Armed with black Sharpies, all five of my kids raced over to the aforementioned bench. But I have no idea what they wrote because I was too scared to look. I just prayed they spelled their own names right and no one drew anything that looked like this:

 

[Picture Inserted Here]

 

Henry drew this because he was mad I wouldn’t let him have more Cheez-Its.

When the dances were finished, everyone headed outside to enjoy the beautiful weather. The men took off their ties and loaded kids into paddle boards and canoes for a quick trip around the lake. I sat on the boathouse with Rose in my lap, soaking in the sun and talking about what kind of wedding she’d like to have.

I looked towards shore and saw Jack pulling a kayak off of the sand. “Jack? No buddy, we aren’t going to take that out. Those tip really easily.” He looked up and nodded, and satisfied that he’d understood my answer, I turned back to Rose.

“So, I don’t have a sister but maybe Daddy could be my maid of honor?”

“Well, um, usually—“

Mid-sentence, I was interrupted by a high-pitched shriek I’d recognize anywhere. I looked back to the shore to see Jack standing—drenched—in two feet of water, screaming in front of fifty-plus people with the kayak tipped over by his side.
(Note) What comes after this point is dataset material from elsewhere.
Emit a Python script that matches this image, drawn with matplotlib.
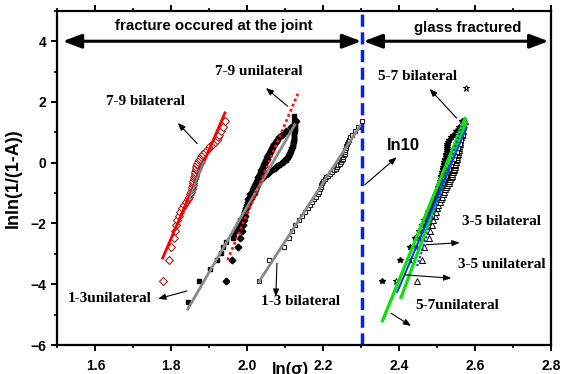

And I was, excuse my language, pissed. Seeing red pissed. As in I’d-better-sit-here-for-a-moment-and-collect-myself kind of pissed. I took a deep breath, stood up, and made my way over to him. With one hand on his shoulder, I propelled him onto the sand. “Jack,” I whispered-screamed. “You disobeyed me. I am very angry.”

(Note: “Whisper-scream” is a tactic I use to appear as though I’m calm (whisper) but I’m really, really mad (scream). It involves screwing your face up like an alien.)

At the end of the reception, after the top of the cake had been preserved for the first anniversary and the last picture taken, the bride and groom climbed into a rowboat and paddled off into the sunset.

(Watching their silhouettes on the water, I paused for a moment to reflect once more on my own wedding, and how my mother’s date at the time, a man named Al, ate the top of my cake on the car ride home. Apparently, Al was hungry.)

The next morning I caught Jack trying to plug the waffle iron in after I told him to wait for my help. I curled my lips around my teeth and hissed, “Remember the KAYAK!” and he jumped back, startled by the memory. “I tipted it over,” he remembered sadly.

Huh, I thought to myself. Maybe he learned something. Maybe the memory of the kayak sliding out from underneath him and the cold rush of water and wet pants will help keep his impulses at bay. For now, anyway.

That night Joe and I watched the video he took of the bride and groom sailing off on the lake. And we almost fell off the couch laughing. Because standing on the boathouse in the background is none other than Jack himself, white towel clutched around his waist, black dress socks pulled to his bony knees, waving his little heart out to his favorite person in the world.

It was as special as special can be.